Tra i delitti familiari ci sono i femminicidi e ci sono i «figlicidi» (che sono «solo» una parte degli infanticidi): si indaga, giustamente, molto sui primi (i maltrattamenti subìti dalle donne) e pochissimo sui secondi, troppo spesso relegati nell' area dell' indicibilità compassionevole collettiva degli adulti «normali». Questa volta, per fortuna, la vittima designata è riuscita a sottrarsi all' intenzione paterna di trascinare nel proprio delirio autodistruttivo anche la prole, com' è accaduto pochi giorni fa a Trento, dove un uomo ha ucciso a martellate i suoi piccoli di 2 e 4 anni.
Al netto del sacrosanto desiderio paterno di vedere il figlio con regolarità e senza ignorare la difficoltà (e le lacune) della giustizia nel valutare le nuove sensibilità dei padri, la vicenda di Volterra è il segno evidente di una disperazione accecante che nasce dalla fragilità spaesata dell' identità paterna e insieme da una forma di narcisismo megalomane: ritenere un figlio parte di sé al punto da decretarne la tua stessa fine a eterno riparo dai soprusi (veri o presunti) del mondo.

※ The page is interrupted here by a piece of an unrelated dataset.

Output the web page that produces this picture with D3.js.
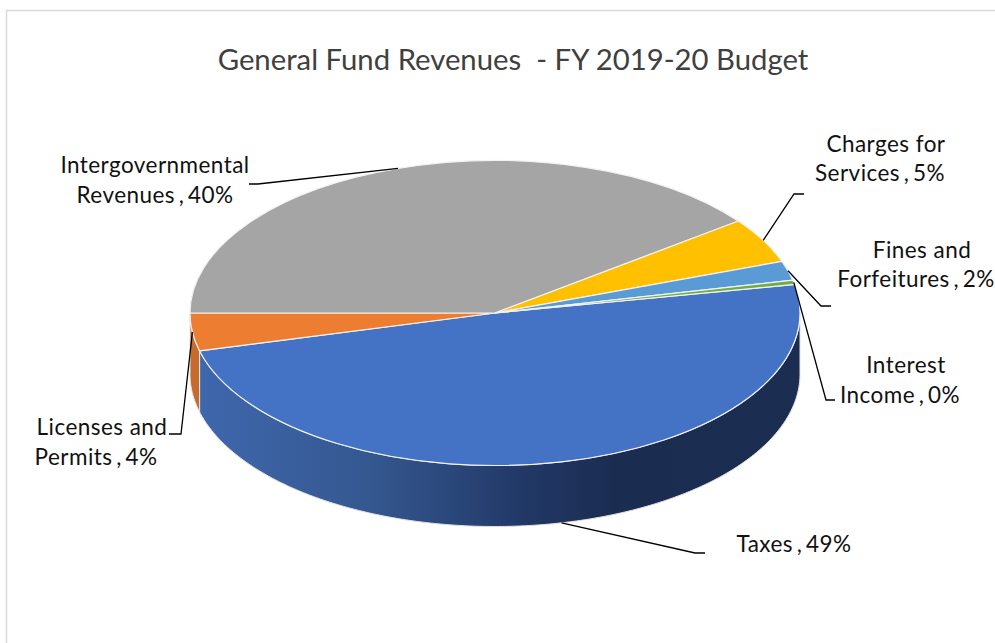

La contemporaneità ha esteso ai padri la pretesa arcaica (e mitologica) del «possesso totale» di cui erano depositarie le madri-Medee. Considerare l' eliminazione del «cucciolo» come un effetto secondario (e inevitabile) del proprio suicidio: pensare che la vita di tuo figlio non abbia alcuna ragion d' essere in tua assenza. E già pensare un figlio di 9 anni come tuo «cucciolo» rivela qualcosa di immaturo e lievemente inquietante: tra tenerezza materna e relazione animale.
Niente di tutto ciò, in realtà, visto che il «cucciolo», non essendo affatto un cucciolo, ha capito e si è messo in salvo.